DIRECTIVE: Line by line, repeat the data below exactly, beginning at the first line and ending at the line with "import plotly.graph_objects as go". Omit pictures.

INFORMATION SHOWN:
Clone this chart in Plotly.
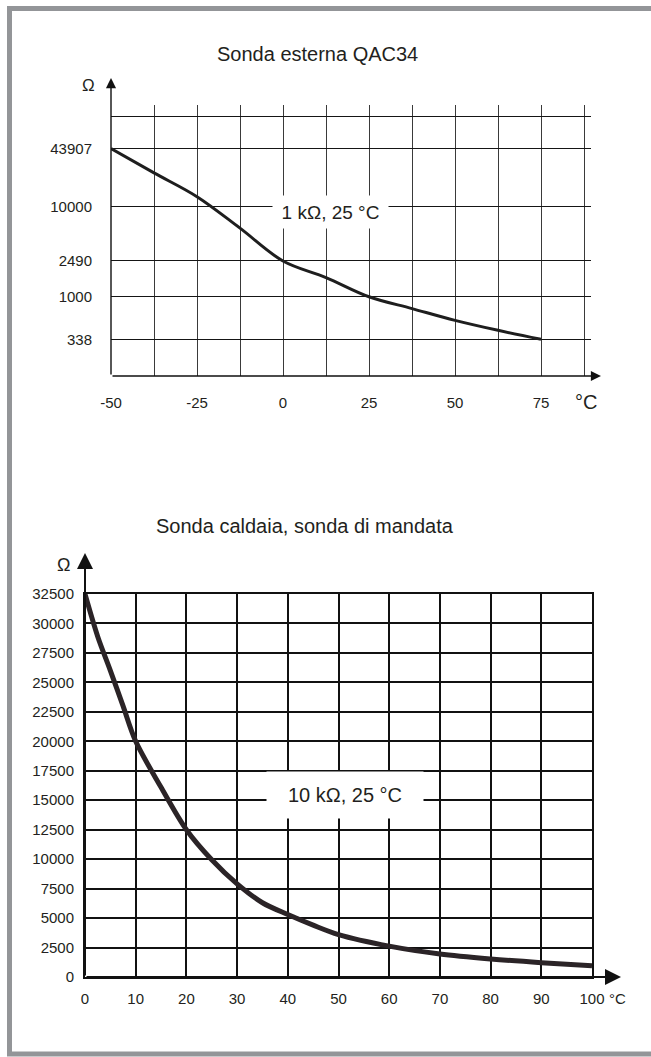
import plotly.graph_objects as go

# ---------------- data ----------------
top_title = "Sonda esterna QAC34"
top_temp = [-50, -37.5, -25, -12.5, 0, 12.5, 25, 37.5, 50, 62.5, 75]
top_ohm = [43907, 23550, 12840, 5750, 2490, 1632, 1000, 740, 548, 425, 338]
top_xtick_vals = [-50, -37.5, -25, -12.5, 0, 12.5, 25, 37.5, 50, 62.5, 75, 87.5]
top_xtick_text = ["-50", "", "-25", "", "0", "", "25", "", "50", "", "75", ""]
top_ytick_vals = [338, 1000, 2490, 10000, 43907, 100000]
top_ytick_text = ["338", "1000", "2490", "10000", "43907", ""]
top_note = "1 kΩ, 25 °C"

bot_title = "Sonda caldaia, sonda di mandata"
bot_temp = [0, 2.5, 5, 7.5, 10, 15, 20, 25, 30, 35, 40, 45, 50, 60, 70, 80, 90, 100]
bot_ohm = [32500, 28900, 26000, 23000, 20000, 16100, 12500, 9950, 7900, 6300,
           5300, 4400, 3600, 2620, 1950, 1530, 1215, 960]
bot_xtick_vals = [0, 10, 20, 30, 40, 50, 60, 70, 80, 90, 100]
bot_ytick_vals = [0, 2500, 5000, 7500, 10000, 12500, 15000, 17500, 20000,
                  22500, 25000, 27500, 30000, 32500]
bot_note = "10 kΩ, 25 °C"

# ---------------- layout helpers ----------------
W, H = 651, 1057
def px(x):
    return x / W
def py(y):
    return 1 - y / H

FONT = "Liberation Sans, Arial, sans-serif"
TXT = "#231f20"

fig = go.Figure()

fig.add_trace(go.Scatter(
    x=top_temp, y=top_ohm, mode="lines", xaxis="x", yaxis="y",
    line=dict(color="#1e1e1e", width=3, shape="spline", smoothing=1.0),
    hoverinfo="skip"))

fig.add_trace(go.Scatter(
    x=bot_temp, y=bot_ohm, mode="lines", xaxis="x2", yaxis="y2",
    line=dict(color="#2b2427", width=5, shape="spline", smoothing=0.9),
    hoverinfo="skip"))

tickfont = dict(family=FONT, size=15, color=TXT)

fig.update_layout(
    width=W, height=H,
    margin=dict(l=0, r=0, t=0, b=0, autoexpand=False),
    paper_bgcolor="white", plot_bgcolor="white",
    showlegend=False,
    xaxis=dict(domain=[px(111), px(591)], range=[-50, -50 + (591 - 111) / 3.44],
               anchor="y", tickmode="array", tickvals=top_xtick_vals,
               ticktext=top_xtick_text, showgrid=True, gridcolor="#3a3a3a",
               gridwidth=1.4, zeroline=False, showline=False, ticks="",
               tickfont=tickfont, ticklabelstandoff=16, automargin=False,
               fixedrange=True),
    yaxis=dict(domain=[py(376), py(105)], type="log", range=[2.1226, 5.1237],
               anchor="x", tickmode="array", tickvals=top_ytick_vals,
               ticktext=top_ytick_text, showgrid=True, gridcolor="#151515",
               gridwidth=1.2, zeroline=False, showline=False, ticks="",
               tickfont=tickfont, ticklabelstandoff=18, automargin=False,
               fixedrange=True),
    xaxis2=dict(domain=[px(85), px(592)], range=[0, 100], anchor="y2",
                tickmode="array", tickvals=bot_xtick_vals, showgrid=True,
                gridcolor="#111111", gridwidth=2, zeroline=False,
                showline=True, mirror=True, linecolor="#111111", linewidth=2,
                ticks="", tickfont=tickfont, ticklabelstandoff=7,
                automargin=False, fixedrange=True),
    yaxis2=dict(domain=[py(977), py(594)], range=[0, 32500], anchor="x2",
                tickmode="array", tickvals=bot_ytick_vals, tickformat="d",
                showgrid=True, gridcolor="#111111", gridwidth=2, zeroline=False,
                showline=True, mirror=True, linecolor="#111111", linewidth=2,
                ticks="", tickfont=tickfont, ticklabelstandoff=6,
                automargin=False, fixedrange=True),
)

ann = []
def text(t, x, y, size, **kw):
    ann.append(dict(text=t, x=px(x), y=py(y), xref="paper", yref="paper",
                    showarrow=False, xanchor="center", yanchor="middle",
                    font=dict(family=FONT, size=size, color=TXT), **kw))

def arrow(hx, hy, tx, ty, width, size):
    ann.append(dict(text="", x=px(hx), y=py(hy), xref="paper", yref="paper",
                    ax=tx - hx, ay=ty - hy, axref="pixel", ayref="pixel",
                    showarrow=True, arrowhead=2, arrowsize=size,
                    arrowwidth=width, arrowcolor="#111111", standoff=0))

# titles
text(top_title, 317, 54, 20)
text(bot_title, 305, 526, 20)
# unit labels
text("Ω", 88, 85, 17)
text("°C", 586, 402, 20)
text("Ω", 63, 565, 18)
text("°C", 617, 998, 15)
# axis arrows
arrow(111, 78, 111, 376, 1.4, 1.45)
arrow(601, 376, 111, 376, 1.4, 1.45)
arrow(85, 553, 85, 977, 2, 1.6)
arrow(621, 977, 85, 977, 2, 1.6)
# notes with white boxes
ann.append(dict(text=top_note, x=px(330), y=py(212), xref="paper", yref="paper",
                showarrow=False, xanchor="center", yanchor="middle",
                width=113, height=30, bgcolor="white",
                font=dict(family=FONT, size=19, color=TXT)))
ann.append(dict(text=bot_note, x=px(345), y=py(795), xref="paper", yref="paper",
                showarrow=False, xanchor="center", yanchor="middle",
                width=154, height=44, bgcolor="white",
                font=dict(family=FONT, size=20, color=TXT)))

fig.update_layout(annotations=ann)

# outer grey frame
fig.add_shape(type="rect", xref="paper", yref="paper",
              x0=px(9.5), x1=px(670), y0=py(1054), y1=py(8.5),
              line=dict(color="#939598", width=5), fillcolor="rgba(0,0,0,0)",
              layer="above")

fig.write_html("out.html", config={"displayModeBar": False},
               post_script="document.body.style.margin='0';document.body.style.overflow='hidden';")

WRITTEN ANSWER:
Clone this chart in Plotly.
import plotly.graph_objects as go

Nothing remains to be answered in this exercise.